Gillian raises her empty palms to him as if to say, That’s all?

He doesn’t know how to convince her without steering the conversation to a bad place, but he owes her this much. She has the right to feel that Ethan is safe in their own home. “It stopped a long time ago, okay? I’m talking decades now.”

“Yes, but why did it stop?”

“I was a kid, Gillian. I didn’t bother to ask. What matters is that my mother had a miserable life back then. I understand why she took her frustrations out on me, but it didn’t happen often, and you know how small she is — it’s not like she could ever really hurt me.”

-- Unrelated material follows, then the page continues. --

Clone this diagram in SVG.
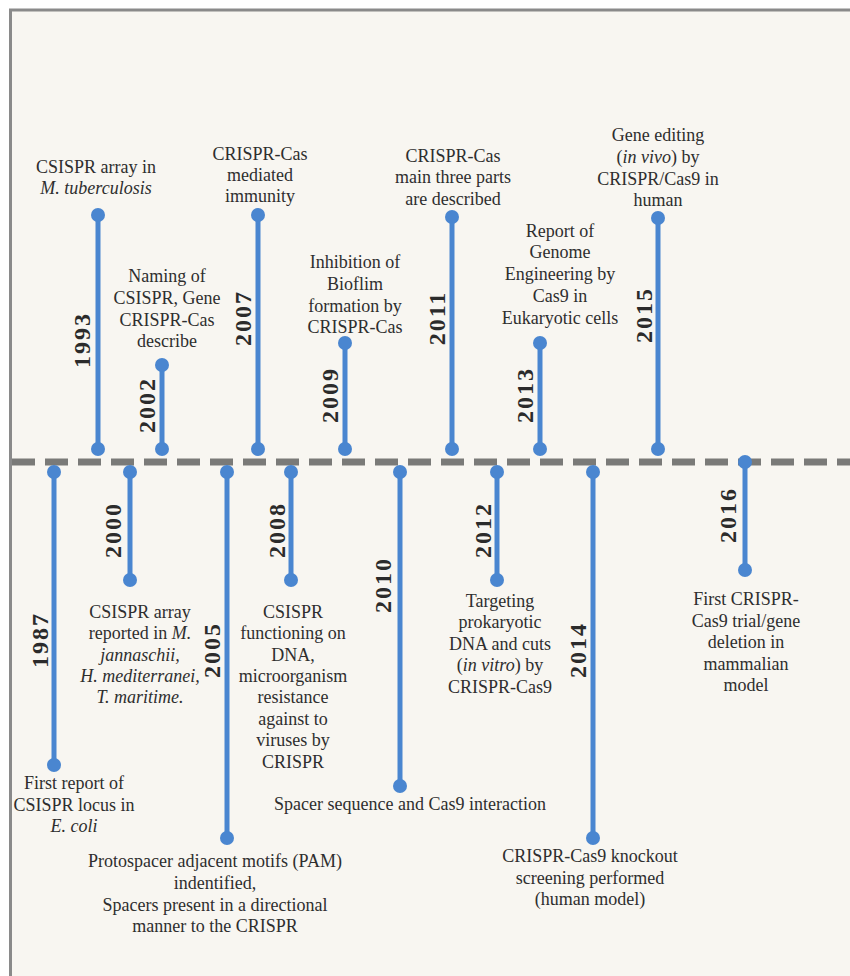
<svg xmlns="http://www.w3.org/2000/svg" width="850" height="976" viewBox="0 0 850 976">
<style>
.pin{stroke:#4a86d0;stroke-width:5;fill:none}
.dot{fill:#4a86d0}
.yr{font-family:"Liberation Serif","DejaVu Serif",serif;font-weight:bold;font-size:24px;fill:#2b2b2b;letter-spacing:2px;text-anchor:middle}
.ev{font-family:"Liberation Serif","DejaVu Serif",serif;font-size:18px;fill:#2e2e2e;text-anchor:middle}
.it{font-style:italic}
</style>
<rect x="0" y="0" width="850" height="976" fill="#ffffff"/>
<rect x="10" y="9" width="840" height="967" fill="#f8f6f1"/>
<line x1="10.5" y1="9" x2="10.5" y2="976" stroke="#8a8a8a" stroke-width="3"/>
<line x1="9" y1="10" x2="850" y2="10" stroke="#8a8a8a" stroke-width="3"/>
<g id="connectors">
<line x1="12" y1="462" x2="850" y2="462" stroke="#7a7a78" stroke-width="7" stroke-dasharray="23,10"/>
</g>
<g id="e1993"><line class="pin" x1="98" y1="215" x2="98" y2="449"/><circle class="dot" cx="98" cy="215" r="7"/><circle class="dot" cx="98" cy="449" r="7"/>
<text class="yr" transform="translate(90,340) rotate(-90)">1993</text>
<text class="ev" x="96" y="173">CSISPR array in</text><text class="ev it" x="96" y="194">M. tuberculosis</text></g>
<g id="e2002"><line class="pin" x1="162" y1="365" x2="162" y2="449"/><circle class="dot" cx="162" cy="365" r="7"/><circle class="dot" cx="162" cy="449" r="7"/>
<text class="yr" transform="translate(155,405) rotate(-90)">2002</text>
<text class="ev" x="167" y="282">Naming of</text><text class="ev" x="167" y="304">CSISPR, Gene</text><text class="ev" x="167" y="326">CRISPR-Cas</text><text class="ev" x="167" y="347">describe</text></g>
<g id="e2007"><line class="pin" x1="258" y1="215" x2="258" y2="449"/><circle class="dot" cx="258" cy="215" r="7"/><circle class="dot" cx="258" cy="449" r="7"/>
<text class="yr" transform="translate(251,318) rotate(-90)">2007</text>
<text class="ev" x="260" y="160">CRISPR-Cas</text><text class="ev" x="260" y="181">mediated</text><text class="ev" x="260" y="202">immunity</text></g>
<g id="e2009"><line class="pin" x1="345" y1="343" x2="345" y2="449"/><circle class="dot" cx="345" cy="343" r="7"/><circle class="dot" cx="345" cy="449" r="7"/>
<text class="yr" transform="translate(338,395) rotate(-90)">2009</text>
<text class="ev" x="355" y="268">Inhibition of</text><text class="ev" x="355" y="290">Bioflim</text><text class="ev" x="355" y="312">formation by</text><text class="ev" x="355" y="333">CRISPR-Cas</text></g>
<g id="e2011"><line class="pin" x1="452" y1="217" x2="452" y2="449"/><circle class="dot" cx="452" cy="217" r="7"/><circle class="dot" cx="452" cy="449" r="7"/>
<text class="yr" transform="translate(445,318) rotate(-90)">2011</text>
<text class="ev" x="453" y="162">CRISPR-Cas</text><text class="ev" x="453" y="183">main three parts</text><text class="ev" x="453" y="205">are described</text></g>
<g id="e2013"><line class="pin" x1="540" y1="343" x2="540" y2="449"/><circle class="dot" cx="540" cy="343" r="7"/><circle class="dot" cx="540" cy="449" r="7"/>
<text class="yr" transform="translate(533,395) rotate(-90)">2013</text>
<text class="ev" x="560" y="237">Report of</text><text class="ev" x="560" y="258">Genome</text><text class="ev" x="560" y="280">Engineering  by</text><text class="ev" x="560" y="302">Cas9 in</text><text class="ev" x="560" y="324">Eukaryotic cells</text></g>
<g id="e2015"><line class="pin" x1="658" y1="218" x2="658" y2="449"/><circle class="dot" cx="658" cy="218" r="7"/><circle class="dot" cx="658" cy="449" r="7"/>
<text class="yr" transform="translate(652,315) rotate(-90)">2015</text>
<text class="ev" x="658" y="141">Gene editing</text><text class="ev" x="658" y="163">(<tspan class="it">in vivo</tspan>) by</text><text class="ev" x="658" y="185">CRISPR/Cas9 in</text><text class="ev" x="658" y="206">human</text></g>
<g id="e1987"><line class="pin" x1="54" y1="472" x2="54" y2="765"/><circle class="dot" cx="54" cy="472" r="7"/><circle class="dot" cx="54" cy="765" r="7"/>
<text class="yr" transform="translate(48,640) rotate(-90)">1987</text>
<text class="ev" x="74" y="789">First report of</text><text class="ev" x="74" y="811">CSISPR locus in</text><text class="ev it" x="74" y="832">E. coli</text></g>
<g id="e2000"><line class="pin" x1="130" y1="472" x2="130" y2="580"/><circle class="dot" cx="130" cy="472" r="7"/><circle class="dot" cx="130" cy="580" r="7"/>
<text class="yr" transform="translate(121,530) rotate(-90)">2000</text>
<text class="ev" x="140" y="618">CSISPR array</text><text class="ev" x="140" y="639">reported in <tspan class="it">M.</tspan></text><text class="ev it" x="140" y="661">jannaschii,</text><text class="ev it" x="140" y="682">H. mediterranei,</text><text class="ev it" x="140" y="703">T. maritime.</text></g>
<g id="e2005"><line class="pin" x1="227" y1="472" x2="227" y2="838"/><circle class="dot" cx="227" cy="472" r="7"/><circle class="dot" cx="227" cy="838" r="7"/>
<text class="yr" transform="translate(220,650) rotate(-90)">2005</text>
<text class="ev" x="215" y="867">Protospacer adjacent motifs (PAM)</text><text class="ev" x="215" y="889">indentified,</text><text class="ev" x="215" y="911">Spacers present in a directional</text><text class="ev" x="215" y="932">manner to the CRISPR</text></g>
<g id="e2008"><line class="pin" x1="291" y1="472" x2="291" y2="580"/><circle class="dot" cx="291" cy="472" r="7"/><circle class="dot" cx="291" cy="580" r="7"/>
<text class="yr" transform="translate(285,530) rotate(-90)">2008</text>
<text class="ev" x="293" y="618">CSISPR</text><text class="ev" x="293" y="639">functioning on</text><text class="ev" x="293" y="661">DNA,</text><text class="ev" x="293" y="682">microorganism</text><text class="ev" x="293" y="703">resistance</text><text class="ev" x="293" y="725">against  to</text><text class="ev" x="293" y="746">viruses  by</text><text class="ev" x="293" y="768">CRISPR</text></g>
<g id="e2010"><line class="pin" x1="400" y1="472" x2="400" y2="786"/><circle class="dot" cx="400" cy="472" r="7"/><circle class="dot" cx="400" cy="786" r="7"/>
<text class="yr" transform="translate(391,585) rotate(-90)">2010</text>
<text class="ev" x="410" y="810">Spacer sequence and Cas9 interaction</text></g>
<g id="e2012"><line class="pin" x1="497" y1="472" x2="497" y2="580"/><circle class="dot" cx="497" cy="472" r="7"/><circle class="dot" cx="497" cy="580" r="7"/>
<text class="yr" transform="translate(491,530) rotate(-90)">2012</text>
<text class="ev" x="500" y="607">Targeting</text><text class="ev" x="500" y="628">prokaryotic</text><text class="ev" x="500" y="650">DNA and cuts</text><text class="ev" x="500" y="671">(<tspan class="it">in vitro</tspan>) by</text><text class="ev" x="500" y="693">CRISPR-Cas9</text></g>
<g id="e2014"><line class="pin" x1="593" y1="472" x2="593" y2="838"/><circle class="dot" cx="593" cy="472" r="7"/><circle class="dot" cx="593" cy="838" r="7"/>
<text class="yr" transform="translate(586,650) rotate(-90)">2014</text>
<text class="ev" x="590" y="862">CRISPR-Cas9 knockout</text><text class="ev" x="590" y="884">screening performed</text><text class="ev" x="590" y="905">(human model)</text></g>
<g id="e2016"><line class="pin" x1="745" y1="462" x2="745" y2="570"/><circle class="dot" cx="745" cy="462" r="7"/><circle class="dot" cx="745" cy="570" r="7"/>
<text class="yr" transform="translate(736,515) rotate(-90)">2016</text>
<text class="ev" x="746" y="605">First CRISPR-</text><text class="ev" x="746" y="627">Cas9 trial/gene</text><text class="ev" x="746" y="648">deletion in</text><text class="ev" x="746" y="670">mammalian</text><text class="ev" x="746" y="691">model</text></g>
</svg>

Gillian doesn’t look like she believes him. He hardly believes himself. Half of him still feels sorry for Mae. The other half only feels rage — not because she hit him, but because she stayed. Every time Jin beat her into a corner because of a lukewarm dinner or an innocent comment, Kyung wondered why she wasn’t brave enough to run away, to take him with her and simply get out. She settled for a life of meaningless terror, dragging him alongside her when she should have wanted more for them both.

“My mother isn’t that person anymore. You’ve seen her with Ethan, my father too. They’re careful with him, happy with him in a way they weren’t with me. I know you know this.”

“But the sleepover invites, and all the offers to babysit — you always said no. It was like you were worried about them being alone with him.”

“It wasn’t like that. It was more about sending them a message … about punishing them.” Kyung pauses, aware that he’s a very small man, using his child to communicate all of the things he never could.

Gillian leans down on the countertop, stretching her arms out in front of her. She seems more relaxed now. Sad, but relaxed. From her posture, the way her elbow gently touches his, he knows the argument is almost over.